Beyond the physical issues there’s even more. I know that I was a product of our culture. In my 20’s I knew all about being sexy but not much at all about my own sexuality. Most of the sex I had until my early 30’s had nothing to do with the act of sex, but everything to do with the twisted concepts about sex I had learned along the way. Sex was about power. Sex was about control. Sex was about becoming an object of desire and about chasing the “naughty” with all of the roller coaster thrills that come with it. Sex was seldom about me or my body. And even when it was, I was simply on display and being commanded by another. “No, you’re not done, Baby. You’re going to come again for me.”

I studied the physiology behind sex so I could give a better blow job. I stayed thin and bought new boobs so I would look good naked. I slept with married men and bosses because I could. I had FMF threesomes because two chicks together is considered the ultimate sexy. And once I realized that I didn’t want to be that person anymore I lost all sense of self. I was tired of being objectified and gained weight. I was over being anyone’s secret so I vowed to stop being the other woman. I needed honesty and transparency and I found it with My Mr. in ways I’d never imagined possible. But I never really figured out my own sexuality.

Here's what I do know: I know that I’m not sexually attracted to women at all and to pretend otherwise is dishonest and icky. I know that I need to feel valued as a person before I’m comfortable fooling around with anyone. (See: sapiosexual and possibly demisexual) I took certain sex acts I tolerated but seldom enjoyed and set a hard boundary around them.

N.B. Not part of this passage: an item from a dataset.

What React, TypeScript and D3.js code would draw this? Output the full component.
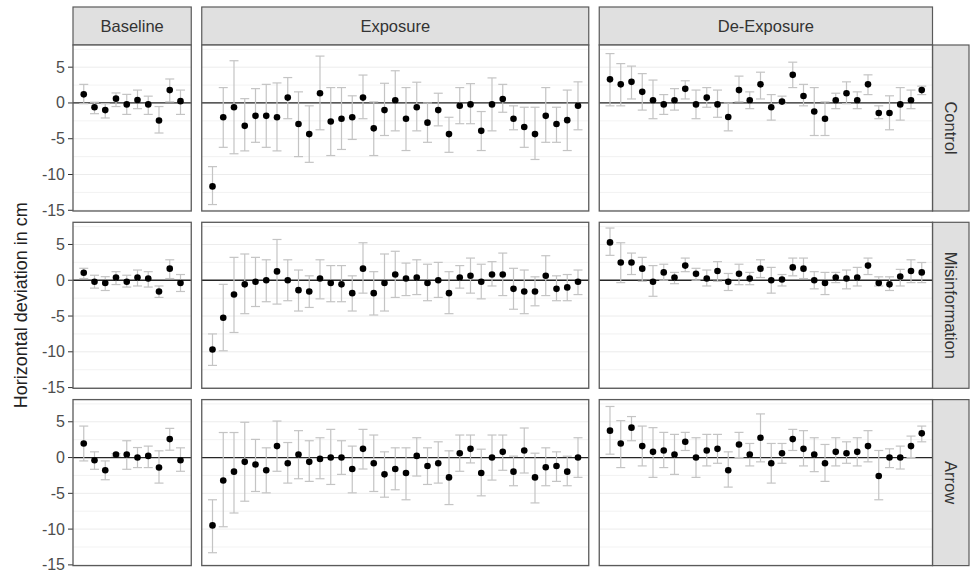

I discovered an interest in BDSM and that energy exchange is the ultimate fuel for my fire. But my responsiveness is so hit or miss that it frustrates me and My Mr. And all of this while swimming the sea of non-monogamy where we not only go to parties where group sex is happening one floor below, but we host discussions about sex and sexuality and have become a part of a community that is based on sexual freedom and acceptance of ones’ self. Sometimes I feel like a total hypocrite or phony for it. I teach others how to be open and accepting of themselves but here I sit unable to untangle all of the crap that is strangling me.

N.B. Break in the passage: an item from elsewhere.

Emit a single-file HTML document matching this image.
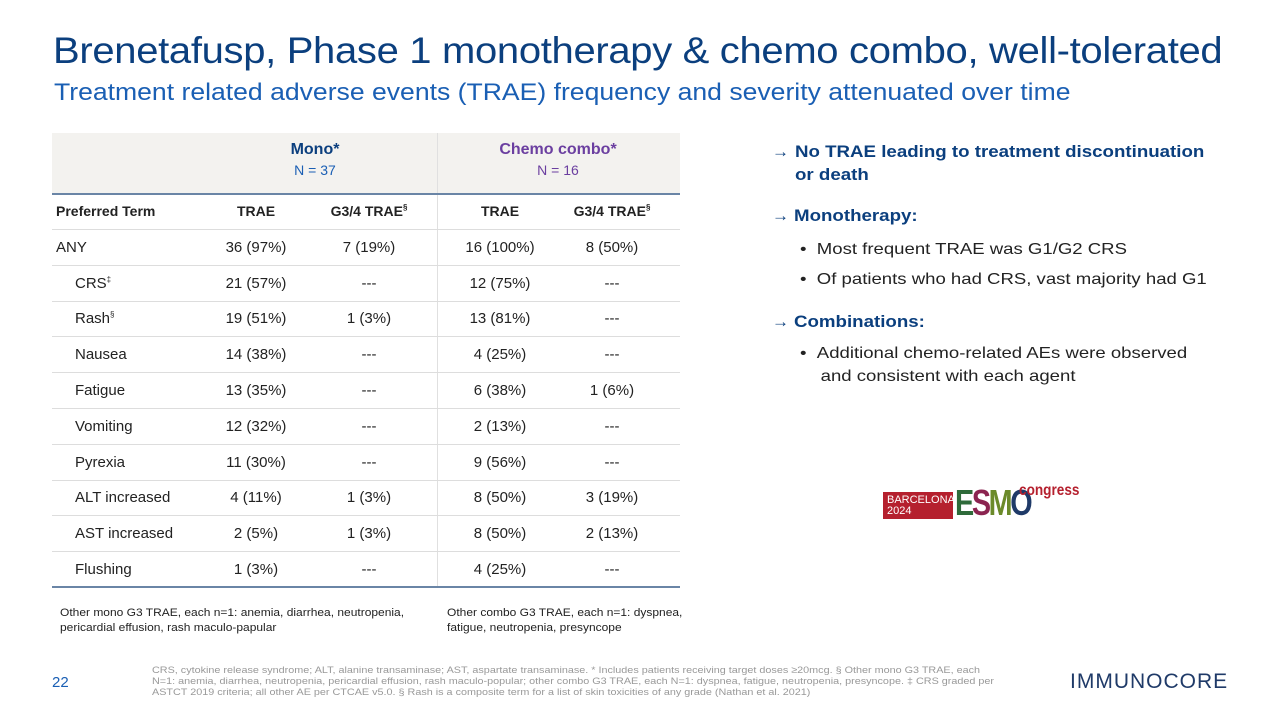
<!DOCTYPE html>
<html><head><meta charset="utf-8"><style>
body{margin:0;width:1280px;height:720px;background:#fff;font-family:"Liberation Sans",sans-serif;position:relative;overflow:hidden}
.a{position:absolute;white-space:nowrap;transform-origin:left top}
.t{position:absolute;font-size:15px;color:#222;white-space:nowrap}
.c{text-align:center;width:120px}
.hl{position:absolute;left:52px;width:628px;height:1px;background:#ddd}
sup{font-size:8px;vertical-align:6px}
</style></head><body>
<div class="a" style="left:53px;top:30px;font-size:37px;color:#0b3f7e;letter-spacing:-0.3px;transform:scaleX(1.081)">Brenetafusp, Phase 1 monotherapy &amp; chemo combo, well-tolerated</div>
<div class="a" style="left:54px;top:79px;font-size:24px;color:#1a5fb4;transform:scaleX(1.107)">Treatment related adverse events (TRAE) frequency and severity attenuated over time</div>

<div class="a" style="left:52px;top:133px;width:628px;height:60px;background:#f3f2ef"></div>
<div class="a" style="left:437px;top:133px;width:1px;height:454px;background:#e0e0e0"></div>
<div class="a" style="left:52px;top:193px;width:628px;height:2px;background:#6a85a6"></div>
<div class="a" style="left:52px;top:586px;width:628px;height:2px;background:#6a85a6"></div>
<div class="a" style="left:245px;top:141px;width:140px;text-align:center;font-size:16px;font-weight:bold;color:#0b3f7e">Mono*</div>
<div class="a" style="left:245px;top:162px;width:140px;text-align:center;font-size:14px;color:#1a5fb4">N = 37</div>
<div class="a" style="left:488px;top:141px;width:140px;text-align:center;font-size:16px;font-weight:bold;color:#6b3fa0">Chemo combo*</div>
<div class="a" style="left:488px;top:162px;width:140px;text-align:center;font-size:14px;color:#6b3fa0">N = 16</div>

<div id="rows"></div>
<script>
var r=[["Preferred Term","TRAE","G3/4 TRAE<sup>§</sup>","TRAE","G3/4 TRAE<sup>§</sup>"],
["ANY","36 (97%)","7 (19%)","16 (100%)","8 (50%)"],
["CRS<sup>‡</sup>","21 (57%)","---","12 (75%)","---"],
["Rash<sup>§</sup>","19 (51%)","1 (3%)","13 (81%)","---"],
["Nausea","14 (38%)","---","4 (25%)","---"],
["Fatigue","13 (35%)","---","6 (38%)","1 (6%)"],
["Vomiting","12 (32%)","---","2 (13%)","---"],
["Pyrexia","11 (30%)","---","9 (56%)","---"],
["ALT increased","4 (11%)","1 (3%)","8 (50%)","3 (19%)"],
["AST increased","2 (5%)","1 (3%)","8 (50%)","2 (13%)"],
["Flushing","1 (3%)","---","4 (25%)","---"]];
var cx=[256,369,500,612],h="";
for(var i=0;i<r.length;i++){var y=212+i*35.8-9;
var st=i==0?"font-weight:bold;font-size:14px;":"";
h+='<div class="t" style="'+st+'left:'+(i<2?56:75)+'px;top:'+y+'px">'+r[i][0]+'</div>';
for(var j=0;j<4;j++)h+='<div class="t c" style="'+st+'left:'+(cx[j]-60)+'px;top:'+y+'px">'+r[i][j+1]+'</div>';
if(i>0&&i<r.length-1)h+='<div class="hl" style="top:'+(212+i*35.8+17)+'px"></div>';
if(i==0)h+='<div class="hl" style="top:229px"></div>';}
document.getElementById("rows").innerHTML=h;
</script>

<div class="a" style="left:60px;top:606px;font-size:11px;line-height:15px;color:#222;transform:scaleX(1.09)">Other mono G3 TRAE, each n=1: anemia, diarrhea, neutropenia,<br>pericardial effusion, rash maculo-papular</div>
<div class="a" style="left:447px;top:606px;font-size:11px;line-height:15px;color:#222;transform:scaleX(1.09)">Other combo G3 TRAE, each n=1: dyspnea,<br>fatigue, neutropenia, presyncope</div>

<div class="a" style="left:772px;top:140px;font-size:17px;line-height:23px;color:#0b3f7e;font-weight:bold"><span style="font-weight:normal;position:absolute;left:0">→</span><div style="margin-left:23px;transform:scaleX(1.1);transform-origin:left">No TRAE leading to treatment discontinuation<br>or death</div></div>
<div class="a" style="left:772px;top:206px;font-size:17px;color:#0b3f7e;font-weight:bold"><span style="font-weight:normal">→</span> <span style="display:inline-block;transform:scaleX(1.1);transform-origin:left">Monotherapy:</span></div>
<div class="a" style="left:800px;top:238px;font-size:16px;line-height:23px;color:#222;transform:scaleX(1.16)">•&nbsp;&nbsp;Most frequent TRAE was G1/G2 CRS</div>
<div class="a" style="left:800px;top:268px;font-size:16px;line-height:23px;color:#222;transform:scaleX(1.16)">•&nbsp;&nbsp;Of patients who had CRS, vast majority had G1</div>
<div class="a" style="left:772px;top:312px;font-size:17px;color:#0b3f7e;font-weight:bold"><span style="font-weight:normal">→</span> <span style="display:inline-block;transform:scaleX(1.1);transform-origin:left">Combinations:</span></div>
<div class="a" style="left:800px;top:342px;font-size:16px;line-height:23px;color:#222;transform:scaleX(1.16)">•&nbsp;&nbsp;Additional chemo-related AEs were observed<br>&nbsp;&nbsp;&nbsp;&nbsp;and consistent with each agent</div>

<div class="a" style="left:883px;top:492px;width:70px;height:27px;background:#b5202e;color:#fff;font-size:11px;line-height:11px;padding:3px 0 0 4px;box-sizing:border-box">BARCELONA<br>2024</div>
<div class="a" style="left:955px;top:486px;font-size:36px;font-weight:bold;line-height:34px;letter-spacing:-3px;transform:scaleX(0.8)"><span style="color:#2e6b3a">E</span><span style="color:#8b2450">S</span><span style="color:#6b8a2a">M</span><span style="color:#1f3a68">O</span></div>
<div class="a" style="left:1019px;top:482px;font-size:16px;font-weight:bold;color:#b5202e;transform:scaleX(0.85)">congress</div>

<div class="a" style="left:52px;top:674px;font-size:15px;color:#1a5fb4">22</div>
<div class="a" style="left:152px;top:665px;font-size:9.5px;line-height:11px;color:#999;transform:scaleX(1.137)">CRS, cytokine release syndrome; ALT, alanine transaminase; AST, aspartate transaminase. * Includes patients receiving target doses ≥20mcg. § Other mono G3 TRAE, each<br>N=1: anemia, diarrhea, neutropenia, pericardial effusion, rash maculo-popular; other combo G3 TRAE, each N=1: dyspnea, fatigue, neutropenia, presyncope. ‡ CRS graded per<br>ASTCT 2019 criteria; all other AE per CTCAE v5.0. § Rash is a composite term for a list of skin toxicities of any grade (Nathan et al. 2021)</div>
<div class="a" style="left:1070px;top:670px;font-size:21px;letter-spacing:1px;color:#1f3a68">IMMUNOCORE</div>
</body></html>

I feel like a vegetarian at a barbecue. It smells so good but I can’t make myself want it. And I’m envious of everyone around me enjoying their steak. That envy just makes it all the harder to enjoy the rest of the backyard and feel at home.

We are going to a Truth or Dare night this weekend and I’m trying not to make a big deal about it. In the past the host had not specifically emphasized the play aspect of these parties, but the flirty fun with a side note about the basement activities. My Mr. actually created the new digital version of the game and is co-hosting so when I saw the way the party was written up I had to just swallow my usual anxiety and push through. Otherwise I wouldn’t even agree to go. I hate play parties with all of the expectation and the single-mindedness that others bring to them. I want to want to be part of that scene. And I want My Mr. to have his own stories and experiences. But I don’t know if I know how I really feel about it all and I’m dreading the long drive home if I’m not able to keep it all in check.


I need a massage. And to put on my sneakers and enjoy some sunshine. And next month when I go back to the doctor I need the courage to talk about all of this and look into ways to make it better.